> **Problem to work on**: Reproduce the material below line by line, beginning with its first line and ending with the line that contains "width = 0.71"; leave out pictures.

> **Source data**:
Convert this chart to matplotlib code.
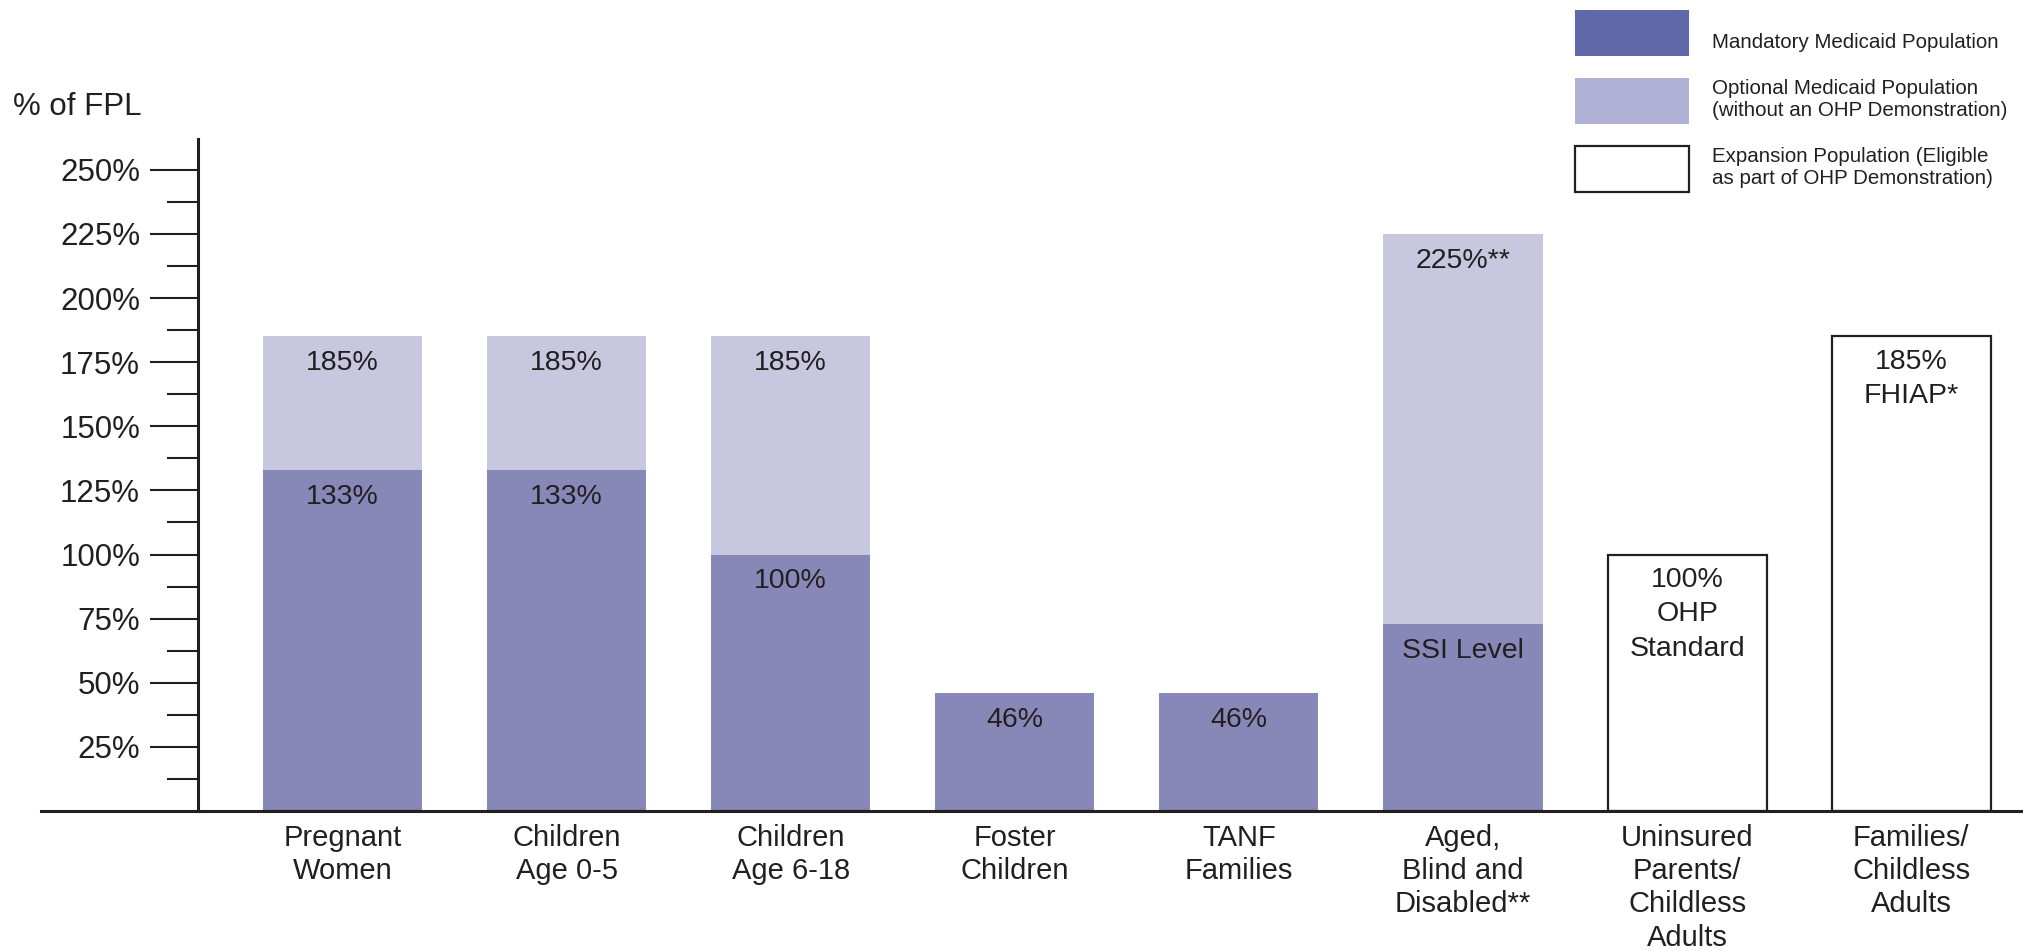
import numpy as np
import matplotlib
matplotlib.use("Agg")
from matplotlib import pyplot as plt
from matplotlib.patches import Rectangle

plt.rcParams['font.family'] = ['Liberation Sans', 'DejaVu Sans']

# Data
categories = ["Pregnant\nWomen", "Children\nAge 0-5", "Children\nAge 6-18", "Foster\nChildren",
              "TANF\nFamilies", "Aged,\nBlind and\nDisabled**", "Uninsured\nParents/\nChildless\nAdults",
              "Families/\nChildless\nAdults"]
mandatory = [133, 133, 100, 46, 46, 73, 0, 0]
optional_top = [185, 185, 185, 0, 0, 225, 0, 0]
expansion = [0, 0, 0, 0, 0, 0, 100, 185]
mandatory_labels = ["133%", "133%", "100%", "46%", "46%", "SSI Level", "", ""]
optional_labels = ["185%", "185%", "185%", "", "", "225%**", "", ""]
expansion_labels = ["", "", "", "", "", "", "100%\nOHP\nStandard", "185%\nFHIAP*"]
yticks = [25, 50, 75, 100, 125, 150, 175, 200, 225, 250]
legend_labels = ["Mandatory Medicaid Population",
                 "Optional Medicaid Population\n(without an OHP Demonstration)",
                 "Expansion Population (Eligible\nas part of OHP Demonstration)"]

dark = '#231f20'
c_mand = '#8788b8'
c_opt = '#c7c7e0'

W, H = 2024, 951
fig = plt.figure(figsize=(W / 100, H / 100), dpi=100)
ax = fig.add_axes([41 / W, 140 / H, 1 - 41 / W, 672 / H])

x = np.arange(len(categories))
mand = np.array(mandatory)
opt = np.array(optional_top)
exp_ = np.array(expansion)
width = 0.71

ax.bar(x, mand, width, color=c_mand, zorder=2)
ax.bar(x, np.where(opt > 0, opt - mand, 0), width, bottom=mand, color=c_opt, zorder=2)
ax.bar(x, exp_, width, color='white', edgecolor=dark, linewidth=1.6, zorder=2)

for i in range(len(x)):
    if mandatory_labels[i]:
        ax.annotate(mandatory_labels[i], (x[i], mand[i]), xytext=(0, -10), textcoords='offset points',
                    ha='center', va='top', fontsize=20.5, color=dark, zorder=3)
    if optional_labels[i]:
        ax.annotate(optional_labels[i], (x[i], opt[i]), xytext=(0, -10), textcoords='offset points',
                    ha='center', va='top', fontsize=20.5, color=dark, zorder=3)
    if expansion_labels[i]:
        ax.annotate(expansion_labels[i], (x[i], exp_[i]), xytext=(0, -9), textcoords='offset points',
                    ha='center', va='top', fontsize=20.5, color=dark,
                    linespacing=1.42, multialignment='center', zorder=3)

# axes layout
ax.set_xlim(-1.345, 7.503)
ax.set_ylim(0, 262)
ax.spines['top'].set_visible(False)
ax.spines['right'].set_visible(False)
ax.spines['left'].set_position(('data', -0.646))
ax.spines['left'].set_linewidth(2.2)
ax.spines['bottom'].set_linewidth(2.2)
ax.spines['left'].set_color(dark)
ax.spines['bottom'].set_color(dark)
ax.spines['left'].set_zorder(4)

ax.set_yticks(yticks)
ax.set_yticklabels([f"{v}%" for v in yticks])
ax.set_yticks(np.arange(12.5, 250, 25), minor=True)
ax.tick_params(axis='y', which='major', length=34.5, width=1.5, color=dark, pad=7,
               labelsize=22.5, labelcolor=dark)
ax.tick_params(axis='y', which='minor', length=22, width=1.5, color=dark)

ax.set_xticks(x)
ax.set_xticklabels(categories, linespacing=1.25)
ax.tick_params(axis='x', length=0, pad=9, labelsize=21, labelcolor=dark)

fig.text(13 / W, 1 - 107 / H, "% of FPL", fontsize=22.5, color=dark, va='center', ha='left')

# legend
patch_tops = [10, 78, 146]
text_centers = [42, 99.5, 167.5]
face = ['#6168a8', '#b0b0d4', 'white']
for k in range(3):
    y0 = 1 - (patch_tops[k] + 46) / H
    r = Rectangle((1575 / W, y0), 114 / W, 46 / H, transform=fig.transFigure,
                  facecolor=face[k], edgecolor=dark if k == 2 else 'none', linewidth=1.6)
    fig.patches.append(r)
    fig.text(1712 / W, 1 - text_centers[k] / H, legend_labels[k], fontsize=14.8, color=dark,
             va='center', ha='left', linespacing=1.2)

fig.savefig('out.png', dpi=100)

> **Full solution**:
Convert this chart to matplotlib code.
import numpy as np
import matplotlib
matplotlib.use("Agg")
from matplotlib import pyplot as plt
from matplotlib.patches import Rectangle

plt.rcParams['font.family'] = ['Liberation Sans', 'DejaVu Sans']

# Data
categories = ["Pregnant\nWomen", "Children\nAge 0-5", "Children\nAge 6-18", "Foster\nChildren",
              "TANF\nFamilies", "Aged,\nBlind and\nDisabled**", "Uninsured\nParents/\nChildless\nAdults",
              "Families/\nChildless\nAdults"]
mandatory = [133, 133, 100, 46, 46, 73, 0, 0]
optional_top = [185, 185, 185, 0, 0, 225, 0, 0]
expansion = [0, 0, 0, 0, 0, 0, 100, 185]
mandatory_labels = ["133%", "133%", "100%", "46%", "46%", "SSI Level", "", ""]
optional_labels = ["185%", "185%", "185%", "", "", "225%**", "", ""]
expansion_labels = ["", "", "", "", "", "", "100%\nOHP\nStandard", "185%\nFHIAP*"]
yticks = [25, 50, 75, 100, 125, 150, 175, 200, 225, 250]
legend_labels = ["Mandatory Medicaid Population",
                 "Optional Medicaid Population\n(without an OHP Demonstration)",
                 "Expansion Population (Eligible\nas part of OHP Demonstration)"]

dark = '#231f20'
c_mand = '#8788b8'
c_opt = '#c7c7e0'

W, H = 2024, 951
fig = plt.figure(figsize=(W / 100, H / 100), dpi=100)
ax = fig.add_axes([41 / W, 140 / H, 1 - 41 / W, 672 / H])

x = np.arange(len(categories))
mand = np.array(mandatory)
opt = np.array(optional_top)
exp_ = np.array(expansion)
width = 0.71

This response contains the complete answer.